__Data lines__.
--- --- ---

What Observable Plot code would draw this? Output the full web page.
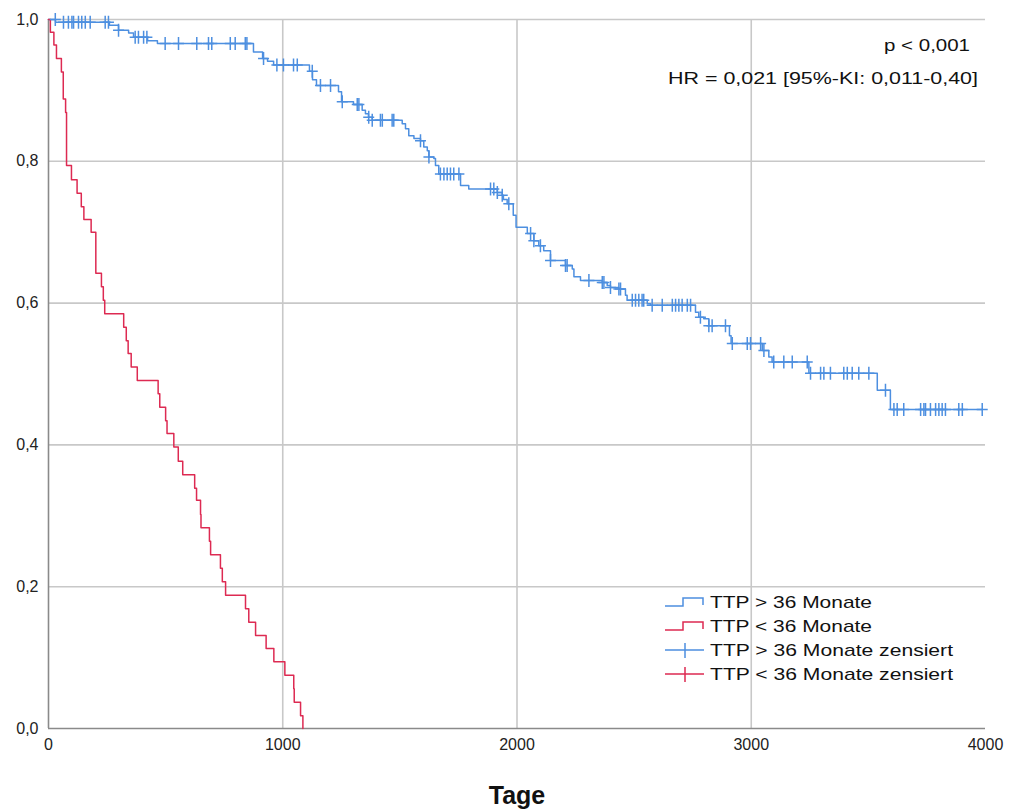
<!DOCTYPE html>
<html><head><meta charset="utf-8">
<script src="https://cdn.jsdelivr.net/npm/d3@7"></script>
<script src="https://cdn.jsdelivr.net/npm/@observablehq/plot@0.6"></script>
<style>body{margin:0;background:#fff;} svg{display:block}</style>
</head><body><div id="chart"></div>
<script>
// ---- data ----
const blueTime = [0, 30, 260, 299, 342, 363, 423, 465, 875, 914, 935, 961, 1114, 1127, 1144, 1238, 1251, 1302, 1339, 1353, 1366, 1382, 1510, 1524, 1538, 1560, 1588, 1602, 1617, 1624, 1645, 1652, 1666, 1759, 1794, 1916, 1937, 1942, 1958, 1984, 1996, 2044, 2072, 2093, 2114, 2143, 2207, 2236, 2243, 2271, 2364, 2385, 2399, 2435, 2463, 2470, 2556, 2570, 2762, 2776, 2797, 2819, 2907, 2914, 3047, 3075, 3089, 3246, 3538, 3594, 3986];
const blueSurv = [1.0, 0.996, 0.992, 0.985, 0.981, 0.975, 0.970, 0.966, 0.954, 0.945, 0.941, 0.936, 0.927, 0.915, 0.907, 0.898, 0.884, 0.880, 0.872, 0.867, 0.862, 0.858, 0.853, 0.846, 0.836, 0.832, 0.829, 0.820, 0.815, 0.806, 0.804, 0.794, 0.782, 0.766, 0.761, 0.756, 0.752, 0.746, 0.740, 0.724, 0.707, 0.698, 0.688, 0.681, 0.674, 0.660, 0.653, 0.648, 0.637, 0.632, 0.629, 0.625, 0.622, 0.620, 0.611, 0.604, 0.599, 0.597, 0.587, 0.580, 0.578, 0.568, 0.554, 0.543, 0.533, 0.524, 0.517, 0.501, 0.477, 0.450, 0.450];
const redTime = [0, 8, 23, 34, 55, 63, 73, 77, 98, 122, 140, 151, 182, 202, 226, 234, 240, 321, 332, 340, 353, 379, 468, 475, 500, 506, 535, 554, 573, 624, 632, 649, 651, 687, 692, 734, 742, 756, 841, 855, 884, 929, 962, 1009, 1047, 1049, 1076, 1086];
const redSurv = [1.0, 0.982, 0.964, 0.945, 0.926, 0.888, 0.869, 0.794, 0.774, 0.755, 0.736, 0.718, 0.700, 0.642, 0.623, 0.604, 0.585, 0.566, 0.547, 0.529, 0.510, 0.491, 0.472, 0.453, 0.434, 0.416, 0.397, 0.377, 0.358, 0.339, 0.322, 0.302, 0.283, 0.264, 0.245, 0.226, 0.207, 0.188, 0.169, 0.150, 0.131, 0.113, 0.094, 0.075, 0.056, 0.037, 0.018, 0];
const blueCensorTime = [29, 64, 85, 100, 107, 128, 142, 157, 178, 242, 256, 299, 370, 384, 406, 420, 498, 555, 633, 683, 697, 776, 797, 840, 847, 918, 975, 1003, 1046, 1062, 1126, 1161, 1204, 1254, 1318, 1325, 1367, 1382, 1417, 1425, 1467, 1474, 1588, 1624, 1673, 1688, 1702, 1716, 1730, 1752, 1887, 1901, 1916, 1937, 1965, 2058, 2072, 2100, 2143, 2207, 2214, 2307, 2364, 2371, 2399, 2435, 2442, 2492, 2506, 2520, 2534, 2541, 2577, 2620, 2663, 2677, 2691, 2705, 2727, 2741, 2783, 2819, 2833, 2890, 2919, 2983, 2997, 3040, 3054, 3096, 3139, 3175, 3239, 3253, 3296, 3310, 3338, 3395, 3410, 3431, 3459, 3502, 3573, 3609, 3623, 3651, 3723, 3737, 3744, 3765, 3787, 3801, 3815, 3829, 3886, 3901, 3986];
const redCensorTime = [];
const xTicks = [0, 1000, 2000, 3000, 4000];
const yTicks = [0, 0.2, 0.4, 0.6, 0.8, 1.0];
const seriesNames = ["TTP > 36 Monate", "TTP < 36 Monate"];
const legendLabels = ["TTP > 36 Monate", "TTP < 36 Monate", "TTP > 36 Monate zensiert", "TTP < 36 Monate zensiert"];
const annotations = ["p < 0,001", "HR = 0,021 [95%-KI: 0,011-0,40]"];
const xLabel = "Tage";

// ---- styling ----
const BLUE = "#4d8fe0", RED = "#dd2a52";
const FONT = "'Liberation Sans', Arial, sans-serif";

const toRows = (T, S) => T.map((t, i) => ({t, s: S[i]}));
const survAt = (T, S, t) => { let v = S[0]; for (let i = 0; i < T.length; i++) if (T[i] <= t) v = S[i]; return v; };
const blueRows = toRows(blueTime, blueSurv);
const redRows = toRows(redTime, redSurv);
const blueCens = blueCensorTime.map(t => ({t, s: survAt(blueTime, blueSurv, t)}));
const redCens = redCensorTime.map(t => ({t, s: survAt(redTime, redSurv, t)}));

const crossSymbol = {
  draw(ctx, size) {
    ctx.moveTo(-5.5, 0); ctx.lineTo(5.5, 0);
    ctx.moveTo(0, -6.5); ctx.lineTo(0, 6.5);
  }
};

const comma = d => d.toFixed(1).replace(".", ",");

const svg = Plot.plot({
  width: 1009, height: 812,
  marginLeft: 48, marginRight: 24, marginTop: 19, marginBottom: 84,
  style: {fontSize: "16px", fontFamily: FONT, color: "#222", background: "#fff"},
  x: {domain: [0, 4000], ticks: xTicks, tickFormat: d => String(d), tickSize: 0, tickPadding: 10, label: null},
  y: {domain: [0, 1], ticks: yTicks, tickFormat: comma, tickSize: 0, tickPadding: 10, label: null},
  marks: [
    Plot.ruleX(xTicks.filter(d => d > 0 && d < 4000), {stroke: "#c8c8c8", strokeWidth: 1.6}),
    Plot.ruleY(yTicks.filter(d => d > 0), {stroke: "#c8c8c8", strokeWidth: 1.6}),
    Plot.ruleX([0], {stroke: "#8a8a8a", strokeWidth: 1.6}),
    Plot.ruleY([0], {stroke: "#8a8a8a", strokeWidth: 1.6}),
    Plot.line(blueRows, {x: "t", y: "s", curve: "step-after", stroke: BLUE, strokeWidth: 1.5}),
    Plot.line(redRows, {x: "t", y: "s", curve: "step-after", stroke: RED, strokeWidth: 1.5}),
    Plot.dot(blueCens, {x: "t", y: "s", symbol: crossSymbol, fill: "none", stroke: BLUE, strokeWidth: 1.5}),
    Plot.dot(redCens, {x: "t", y: "s", symbol: crossSymbol, fill: "none", stroke: RED, strokeWidth: 1.5}),
    Plot.text([xLabel], {frameAnchor: "bottom", lineAnchor: "middle", dy: 67, fontWeight: "bold", fontSize: 25, fill: "#111"})
  ]
});
document.getElementById("chart").appendChild(svg);

// annotations and legend (inside plot area)
const root = d3.select(svg);
const ann = root.append("g").attr("font-family", FONT).attr("font-size", 17).attr("fill", "#111").attr("text-anchor", "start");
const annPos = [{x: 884, y: 51, w: 86}, {x: 668, y: 84, w: 310}];
annotations.forEach((txt, i) => {
  ann.append("text").attr("x", annPos[i].x).attr("y", annPos[i].y).attr("text-anchor", "start")
    .attr("textLength", annPos[i].w).attr("lengthAdjust", "spacingAndGlyphs").text(txt);
});

const leg = root.append("g").attr("font-family", FONT).attr("font-size", 17).attr("fill", "#111").attr("text-anchor", "start");
const legColors = [BLUE, RED, BLUE, RED];
const legWidths = [162, 162, 243, 243];
legendLabels.forEach((lab, i) => {
  const cy = 602 + i * 24;
  if (i < 2) {
    leg.append("path").attr("d", `M665,${cy + 4}H683V${cy - 4}H703V${cy + 3}`)
      .attr("fill", "none").attr("stroke", legColors[i]).attr("stroke-width", 1.5);
  } else {
    leg.append("path").attr("d", `M665,${cy}H704M685,${cy - 7}V${cy + 8}`)
      .attr("fill", "none").attr("stroke", legColors[i]).attr("stroke-width", 1.5);
  }
  leg.append("text").attr("x", 710).attr("y", cy + 6).attr("text-anchor", "start")
    .attr("textLength", legWidths[i]).attr("lengthAdjust", "spacingAndGlyphs").text(lab);
});
</script>
</body></html>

--- --- ---

__What is needed__.
Each line that has the word "draw" should be copied.

__Finished task__.
What Observable Plot code would draw this? Output the full web page.
  draw(ctx, size) {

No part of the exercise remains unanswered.